Creators who agree to the new terms will start receiving Shorts ad income the next month.
Although Shorts began as an experiment more than 18 months ago, short-form videos have fast become more and more popular on the platform, with YouTube giving them prominent placement on its website, YouTube app, and even TVs.
Following this, YouTube declared last year that it will distribute ad revenue to producers who provide short-form videos.
To do this, the YouTube Partner Program developed new guidelines for Shorts creators, giving them targets to meet in order to monetize their channel, including 1,000 subscribers and 10 million public Shorts views. This is very dissimilar from typical YouTube videos, which need 1,000 subscribers and 4,000 public watch hours.

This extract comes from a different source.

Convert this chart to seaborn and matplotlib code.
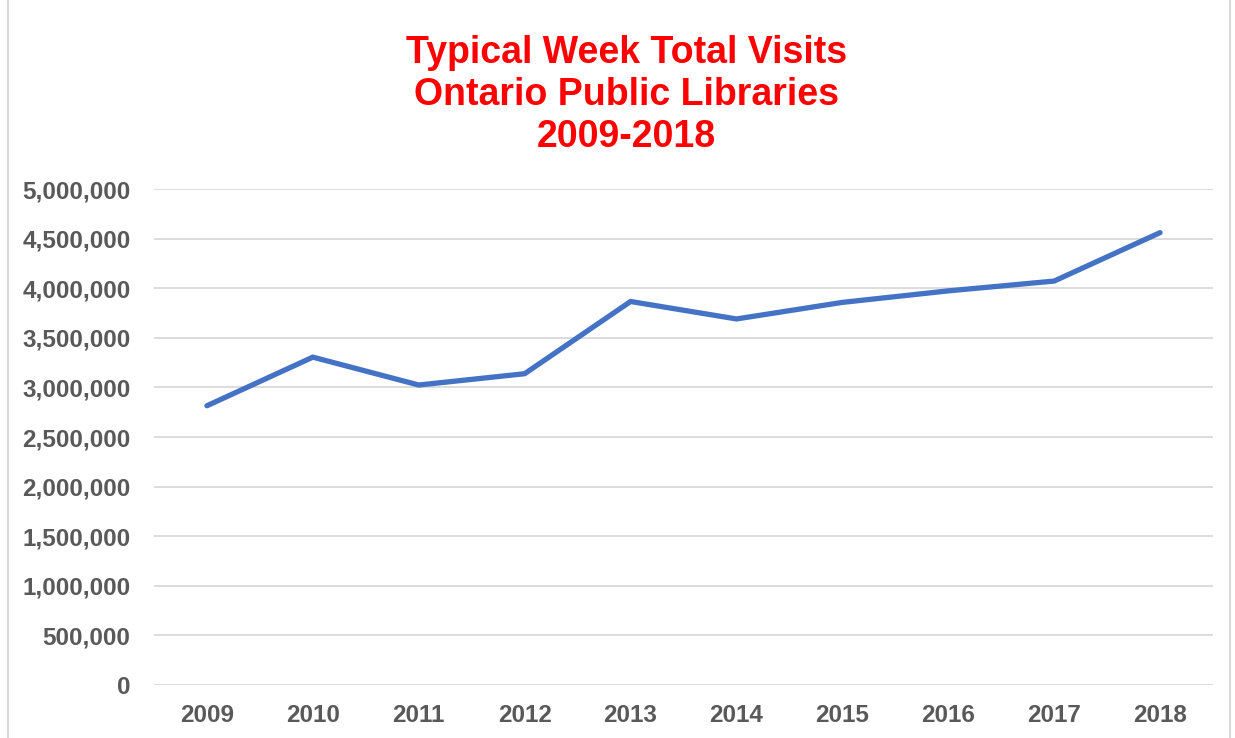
import numpy as np
import pandas as pd
import seaborn as sns
import matplotlib
matplotlib.use("Agg")
from matplotlib import pyplot as plt
from matplotlib.ticker import FuncFormatter
from matplotlib.patches import Rectangle

# data
years = [2009, 2010, 2011, 2012, 2013, 2014, 2015, 2016, 2017, 2018]
visits = [2815000, 3305000, 3024000, 3138000, 3866000, 3690000, 3857000, 3973000, 4072000, 4560000]
title_lines = ["Typical Week Total Visits", "Ontario Public Libraries", "2009-2018"]

df = pd.DataFrame({"year": years, "visits": visits})

sns.set_theme(style="white")
plt.rcParams['font.family'] = ['Liberation Sans', 'DejaVu Sans']

fig = plt.figure(figsize=(12.35, 7.38), dpi=100)
ax = fig.add_axes([154/1235, 1 - 685/738, (1213 - 154)/1235, (685 - 189)/738])

sns.lineplot(data=df, x="year", y="visits", ax=ax, color="#4472C4", linewidth=3.8,
             solid_capstyle="round", solid_joinstyle="miter")

ax.set_xlim(years[0] - 0.5, years[-1] + 0.5)
ax.set_ylim(0, 5000000)
ax.set_yticks(np.arange(0, 5000001, 500000))
ax.set_xticks(years)
ax.yaxis.set_major_formatter(FuncFormatter(lambda v, p: f"{int(v):,}"))
ax.grid(axis="y", color="#D9D9D9", linewidth=1.3)
ax.set_axisbelow(True)
for s in ax.spines.values():
    s.set_visible(False)
ax.set_xlabel("")
ax.set_ylabel("")
ax.tick_params(axis="y", length=0, pad=17, labelsize=17.5, labelcolor="#595959")
ax.tick_params(axis="x", length=0, pad=14, labelsize=17.5, labelcolor="#595959")
for lab in ax.get_xticklabels() + ax.get_yticklabels():
    lab.set_fontweight("bold")

fig.text(0.507, 1 - 95/738, "\n".join(title_lines), ha="center", va="center",
         fontsize=27, fontweight="bold", color="#FF0000", linespacing=1.2)

# chart border
fig.patches.append(Rectangle((8/1235, -0.01), 1222/1235, 1.02, transform=fig.transFigure,
                             fill=False, edgecolor="#D9D9D9", linewidth=1.5))

plt.savefig("out.png", dpi=100)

With the new conditions, YouTube is introducing Modules to the site, which will offer creators more flexibility in the ways they can earn from their video.
In addition to a new Watch Page Monetization module that will track all views accumulated with long-form or live-streaming videos and a Shorts Monetization module that will track views in Shorts content, YouTube will have a set of basic terms that must be agreed upon in order to continue participating in the YPP program.
While it’s crucial to read the terms in their entirety, YouTube requires that creators accept them in order to continue or start making money from their videos.
Creators will be released from the YPP after this if the terms weren’t agreed upon, and they will have to reapply. YouTube noted that the decision to separate the terms into modules was made to provide “increased transparency and focus.”